Griffith’s Professional Learning Hub hosted the inaugural Gifted and Talented Education Symposium at the Logan campus earlier last month.
Dr Michelle Ronksley-Pavia convened the one-day symposium, which explored effective education practices and understanding how gifted students can be best supported in classrooms and schools.
“I’ve worked with a number of schools and conducted professional development sessions for teachers, and many have expressed a need for professional learning in the area of gifted and talented education,” she said.
“Teachers generally receive very little specific training in their initial teacher education programs in Queensland, or Australia for that matter.”
Topics included definitions of gifted and talented, differentiation, setting up gifted programming and a Q & A session with the panel to discuss pertinent real-world questions.

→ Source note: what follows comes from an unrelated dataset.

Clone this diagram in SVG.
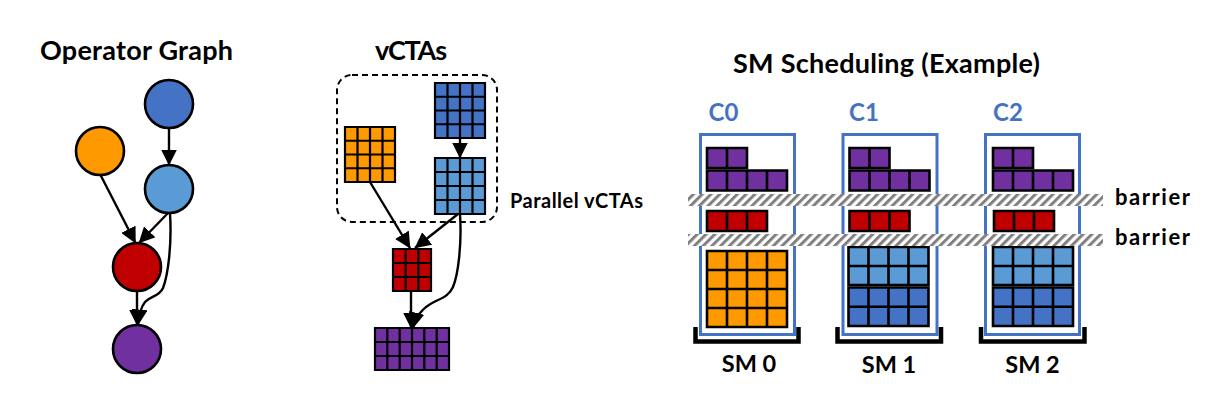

Dr Ronksley-Pavia wanted participants to leave with a clear sense of direction and purpose — ‘What will I stop…start…continue as a result of today?’
“One of the key concepts that teachers took away was a shared understanding of the definitions of gifted and talented students from Gagné’s (2008) model that is used in Australia: Giftedness is where students’ potential is markedly beyond same-age peers in one or more of the following domains: Mental – Intellectual; Creative; Social, perceptual; and/or Physical — Muscular; Motor Control. Whereas talented students demonstrate skills/abilities that are markedly beyond same-age peers in one or more of these domains.”
The event was attended by over 50 educators from across the state, including Deputy Principals, Heads of Curriculum, Heads of Departments and classroom teachers.